Don’t get annoyed at your poor memory

You never know what's going to turn out to be a real diamond during training, so you'd better pay attention to everything!

I was speaking to a highly respected Sensei called Steve Rowe a few years ago at a seminar he was hosting. He said to me that he doubted the value of teaching such seminars because it was impossible to teach enough in just a few hours to make a meaningful difference to anyone’s martial arts. Ironically, I found his seminar tremendously enlightening and inspiring, and whilst I have certainly forgotten most of the specific drills and exercises he taught on that day, I am certain that I shall carry with me his  principles of a narrow guard and using power transference through your stance until the day I die, or until the unlikely event that they are replaced by even more potent principles.

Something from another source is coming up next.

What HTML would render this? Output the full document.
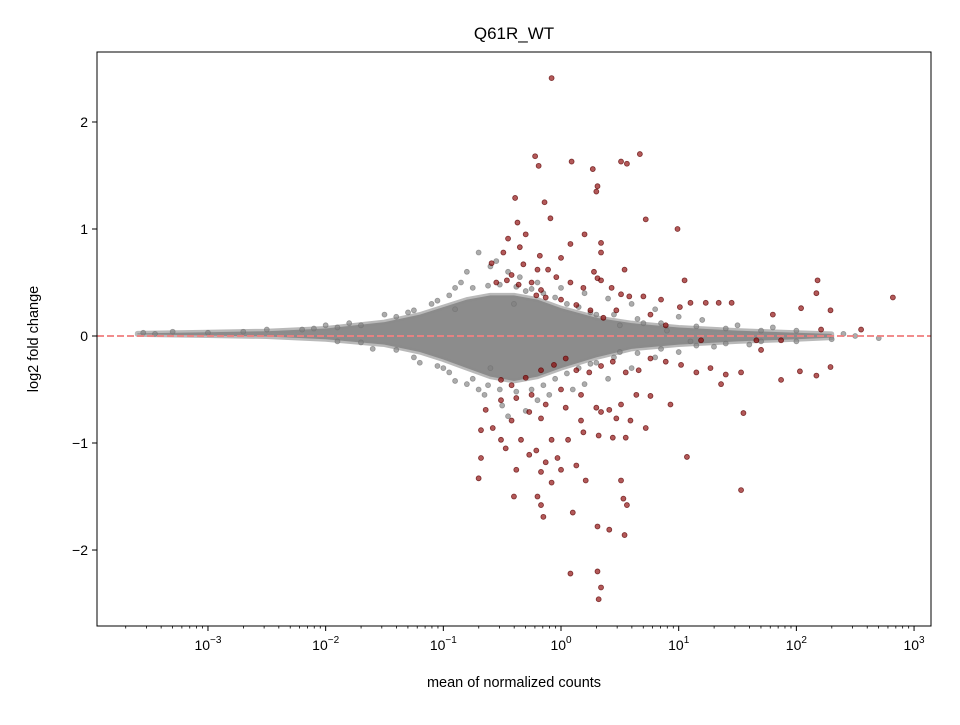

Occasionally, I attend a seminar and afterwards students complain that there was too much to remember. I know the feeling. After a particularly good seminar, your head can be pounding with all that new knowledge, and you almost wish that you had been shown less!

But the truth is, you don’t need to remember everything. You only need to take away one thing to make the event worthwhile. When I attended the World Cup in Birmingham in 2003, the main thing that I took away was the need to counter-attack in my kumite. At the World Cup in Sydney in 2005, I was reminded of the need to bide my time as a counter-attacker, and about the value of relaxation and snappiness during kata. At a recent session with Sensei Joe, although he told me many, many things, the main thing that I can really remember is about the value in using my hips to initiate movements. It’s not hugely complicated, but it can be applied to vast areas of my karate, and has fundamentally changed my thinking on the nature of movement.

So often, the things that have elevated my understanding on a key karate issue, have only ever been said once in all the years I've been training, so what if I missed that class or that seminar, or if I wasn't paying attention?


So, when you go to a seminar or an event, don’t try to remember everything. Rather, you should pay close attention for the one or two comments that may change your whole way of thinking. To learn something new at a seminar is terrific, but to be inspired is the greatest benefit of all!